• [PROMPT]
Restate the records that follow word for word; no pictures should appear.

• [MATERIAL]
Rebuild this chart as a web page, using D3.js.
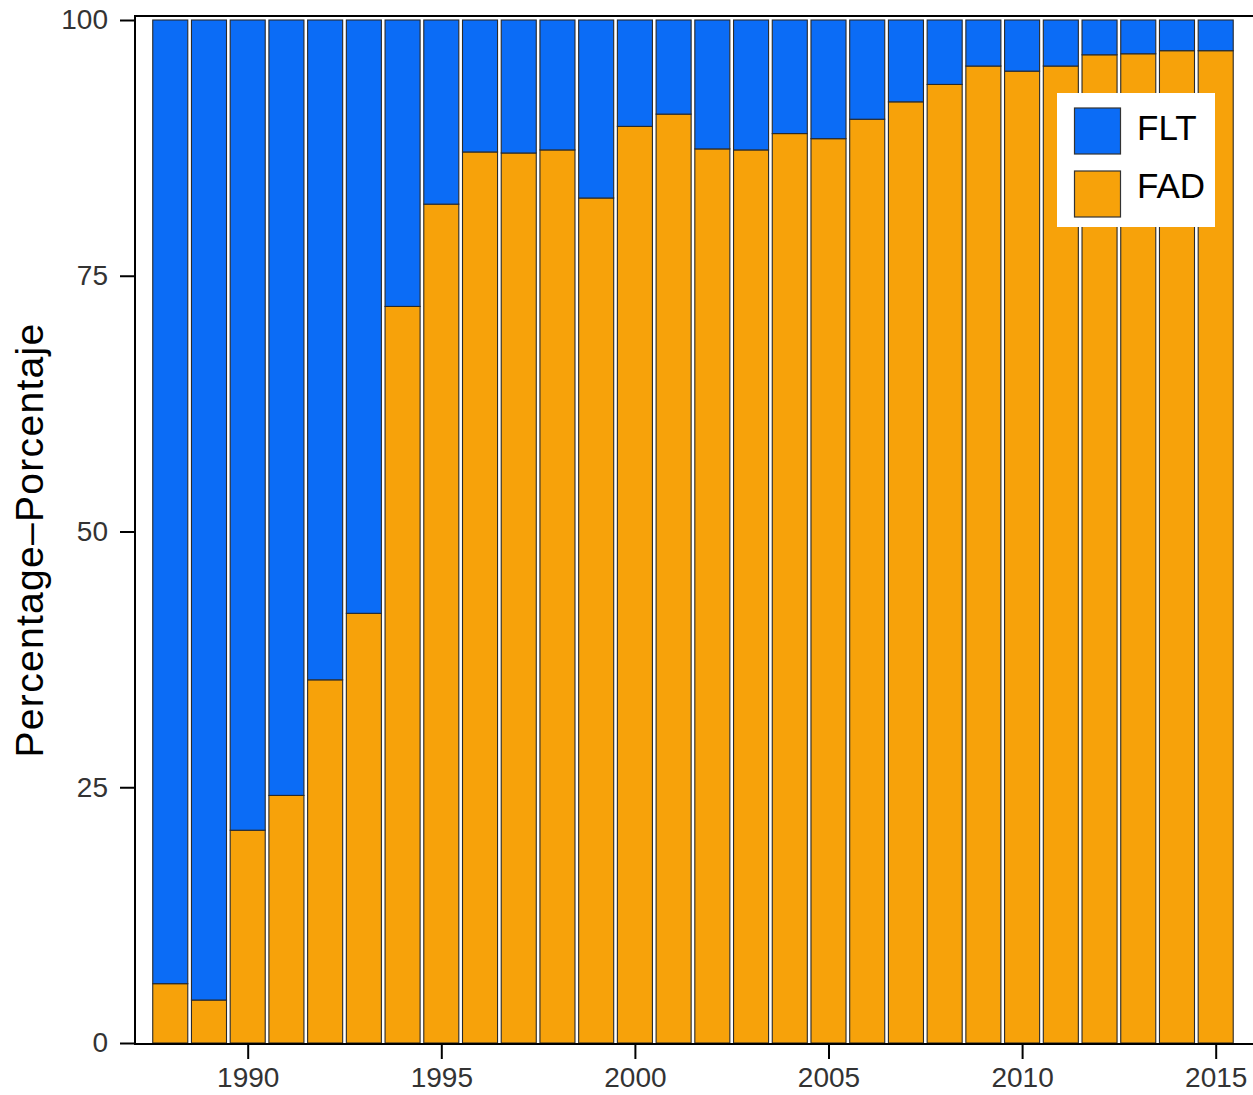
<!DOCTYPE html>
<html>
<head>
<meta charset="utf-8">
<script src="https://cdn.jsdelivr.net/npm/d3@7"></script>
<style>
  html, body { margin: 0; padding: 0; background: #fff; }
  svg { display: block; }
</style>
</head>
<body>
<svg id="chart" width="1253" height="1095"></svg>
<script>
const years = [1988,1989,1990,1991,1992,1993,1994,1995,1996,1997,1998,1999,2000,2001,2002,2003,2004,2005,2006,2007,2008,2009,2010,2011,2012,2013,2014,2015];
const fad = [5.8,4.2,20.8,24.2,35.5,42.0,72.0,82.0,87.1,87.0,87.3,82.6,89.6,90.8,87.4,87.3,88.9,88.4,90.3,92.0,93.7,95.5,95.0,95.5,96.6,96.7,97.0,97.0];
const flt = fad.map(v => 100 - v);
const seriesNames = ["FLT", "FAD"];
const seriesColors = ["#0B6CF6", "#F7A20A"];
const yTicks = [0, 25, 50, 75, 100];
const xTicks = [1990, 1995, 2000, 2005, 2010, 2015];
const yLabel = "Percentage\u2013Porcentaje";

const svg = d3.select("#chart");
const plot = { left: 135, right: 1256, top: 16, bottom: 1044 };

const x = d3.scaleLinear().domain([1990, 2015]).range([247.7, 1215.7]);
const y = d3.scaleLinear().domain([0, 100]).range([1043, 20]);
const barW = (x(1991) - x(1990)) * 0.905;

const rows = years.map((yr, i) => ({ year: yr, FAD: fad[i], FLT: flt[i] }));
const stacked = d3.stack().keys(["FAD", "FLT"])(rows);
const colorOf = { FLT: seriesColors[0], FAD: seriesColors[1] };

const g = svg.append("g");
stacked.forEach(layer => {
  g.selectAll(null).data(layer).enter().append("rect")
    .attr("x", d => x(d.data.year) - barW / 2)
    .attr("y", d => y(d[1]))
    .attr("width", barW)
    .attr("height", d => y(d[0]) - y(d[1]))
    .attr("fill", colorOf[layer.key])
    .attr("stroke", "#2a2a2a")
    .attr("stroke-width", 1.1);
});

// panel border
svg.append("rect")
  .attr("x", plot.left).attr("y", plot.top)
  .attr("width", plot.right - plot.left).attr("height", plot.bottom - plot.top)
  .attr("fill", "none").attr("stroke", "#000").attr("stroke-width", 2);

const font = "Liberation Sans, Arial, sans-serif";

// y axis
const yAxis = d3.axisLeft(y).tickValues(yTicks).tickSize(15).tickPadding(12).tickFormat(d3.format("d"));
const ya = svg.append("g").attr("transform", `translate(${plot.left},0)`).call(yAxis);
ya.select(".domain").remove();
ya.selectAll(".tick line").attr("stroke", "#000").attr("stroke-width", 2);
ya.selectAll(".tick text").attr("fill", "#333").style("font-family", font).style("font-size", "28px");

// x axis
const xAxis = d3.axisBottom(x).tickValues(xTicks).tickSize(15).tickPadding(8).tickFormat(d3.format("d"));
const xa = svg.append("g").attr("transform", `translate(0,${plot.bottom})`).call(xAxis);
xa.select(".domain").remove();
xa.selectAll(".tick line").attr("stroke", "#000").attr("stroke-width", 2);
xa.selectAll(".tick text").attr("fill", "#333").style("font-family", font).style("font-size", "28px");

// y label
svg.append("text")
  .attr("transform", `translate(43,${(plot.top + plot.bottom) / 2 + 10}) rotate(-90)`)
  .attr("text-anchor", "middle")
  .style("font-family", font)
  .style("font-size", "39px")
  .style("letter-spacing", "1.3px")
  .attr("fill", "#000")
  .text(yLabel);

// legend
const lg = svg.append("g");
lg.append("rect").attr("x", 1057).attr("y", 93).attr("width", 158).attr("height", 134).attr("fill", "#fff");
seriesNames.forEach((name, i) => {
  const yy = 108 + i * 63;
  lg.append("rect").attr("x", 1074.5).attr("y", yy).attr("width", 46).attr("height", 46)
    .attr("fill", seriesColors[i]).attr("stroke", "#333").attr("stroke-width", 1.2);
  lg.append("text").attr("x", 1137).attr("y", 140 + i * 58)
    .style("font-family", font)
    .style("font-size", "35px").attr("fill", "#000").text(name);
});
</script>
</body>
</html>
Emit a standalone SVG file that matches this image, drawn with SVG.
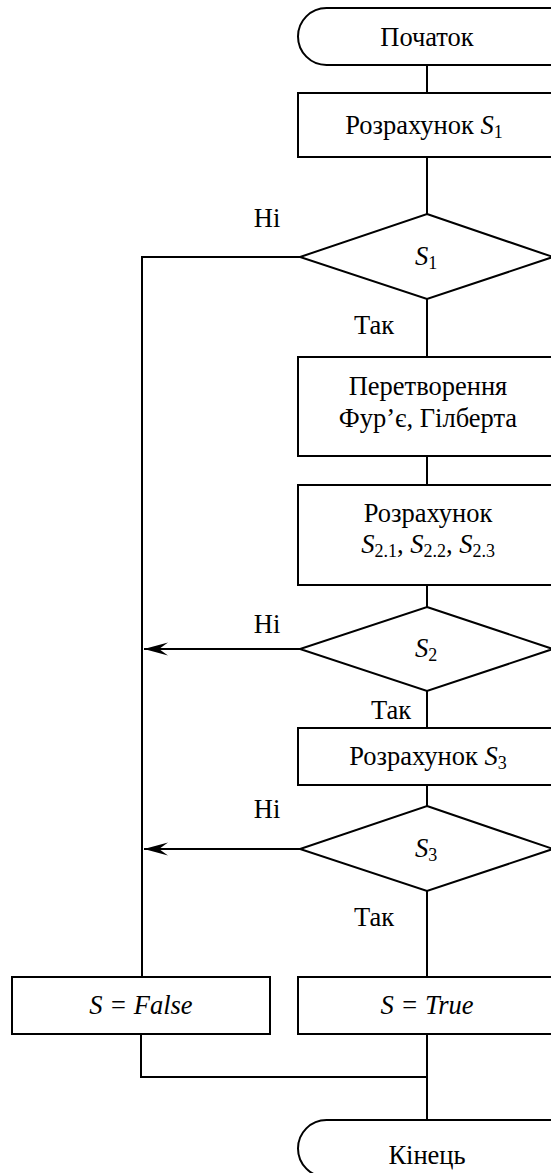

• [EXERCISE OUTPUT]
Rebuild this chart as a web page, using D3.js.
<!DOCTYPE html>
<html>
<head>
<meta charset="utf-8">
<script src="https://cdn.jsdelivr.net/npm/d3@7"></script>
<style>
  html, body { margin: 0; padding: 0; background: #fff; }
  svg { display: block; }
</style>
</head>
<body>
<svg id="chart" width="1253" height="1095"></svg>
<script>
const years = [1988,1989,1990,1991,1992,1993,1994,1995,1996,1997,1998,1999,2000,2001,2002,2003,2004,2005,2006,2007,2008,2009,2010,2011,2012,2013,2014,2015];
const fad = [5.8,4.2,20.8,24.2,35.5,42.0,72.0,82.0,87.1,87.0,87.3,82.6,89.6,90.8,87.4,87.3,88.9,88.4,90.3,92.0,93.7,95.5,95.0,95.5,96.6,96.7,97.0,97.0];
const flt = fad.map(v => 100 - v);
const seriesNames = ["FLT", "FAD"];
const seriesColors = ["#0B6CF6", "#F7A20A"];
const yTicks = [0, 25, 50, 75, 100];
const xTicks = [1990, 1995, 2000, 2005, 2010, 2015];
const yLabel = "Percentage\u2013Porcentaje";

const svg = d3.select("#chart");
const plot = { left: 135, right: 1256, top: 16, bottom: 1044 };

const x = d3.scaleLinear().domain([1990, 2015]).range([247.7, 1215.7]);
const y = d3.scaleLinear().domain([0, 100]).range([1043, 20]);
const barW = (x(1991) - x(1990)) * 0.905;

const rows = years.map((yr, i) => ({ year: yr, FAD: fad[i], FLT: flt[i] }));
const stacked = d3.stack().keys(["FAD", "FLT"])(rows);
const colorOf = { FLT: seriesColors[0], FAD: seriesColors[1] };

const g = svg.append("g");
stacked.forEach(layer => {
  g.selectAll(null).data(layer).enter().append("rect")
    .attr("x", d => x(d.data.year) - barW / 2)
    .attr("y", d => y(d[1]))
    .attr("width", barW)
    .attr("height", d => y(d[0]) - y(d[1]))
    .attr("fill", colorOf[layer.key])
    .attr("stroke", "#2a2a2a")
    .attr("stroke-width", 1.1);
});

// panel border
svg.append("rect")
  .attr("x", plot.left).attr("y", plot.top)
  .attr("width", plot.right - plot.left).attr("height", plot.bottom - plot.top)
  .attr("fill", "none").attr("stroke", "#000").attr("stroke-width", 2);

const font = "Liberation Sans, Arial, sans-serif";

// y axis
const yAxis = d3.axisLeft(y).tickValues(yTicks).tickSize(15).tickPadding(12).tickFormat(d3.format("d"));
const ya = svg.append("g").attr("transform", `translate(${plot.left},0)`).call(yAxis);
ya.select(".domain").remove();
ya.selectAll(".tick line").attr("stroke", "#000").attr("stroke-width", 2);
ya.selectAll(".tick text").attr("fill", "#333").style("font-family", font).style("font-size", "28px");

// x axis
const xAxis = d3.axisBottom(x).tickValues(xTicks).tickSize(15).tickPadding(8).tickFormat(d3.format("d"));
const xa = svg.append("g").attr("transform", `translate(0,${plot.bottom})`).call(xAxis);
xa.select(".domain").remove();
xa.selectAll(".tick line").attr("stroke", "#000").attr("stroke-width", 2);
xa.selectAll(".tick text").attr("fill", "#333").style("font-family", font).style("font-size", "28px");

// y label
svg.append("text")
  .attr("transform", `translate(43,${(plot.top + plot.bottom) / 2 + 10}) rotate(-90)`)
  .attr("text-anchor", "middle")
  .style("font-family", font)
  .style("font-size", "39px")
  .style("letter-spacing", "1.3px")
  .attr("fill", "#000")
  .text(yLabel);

// legend
const lg = svg.append("g");
lg.append("rect").attr("x", 1057).attr("y", 93).attr("width", 158).attr("height", 134).attr("fill", "#fff");
seriesNames.forEach((name, i) => {
  const yy = 108 + i * 63;
  lg.append("rect").attr("x", 1074.5).attr("y", yy).attr("width", 46).attr("height", 46)
    .attr("fill", seriesColors[i]).attr("stroke", "#333").attr("stroke-width", 1.2);
  lg.append("text").attr("x", 1137).attr("y", 140 + i * 58)
    .style("font-family", font)
    .style("font-size", "35px").attr("fill", "#000").text(name);
});
</script>
</body>
</html>
Emit a standalone SVG file that matches this image, drawn with SVG.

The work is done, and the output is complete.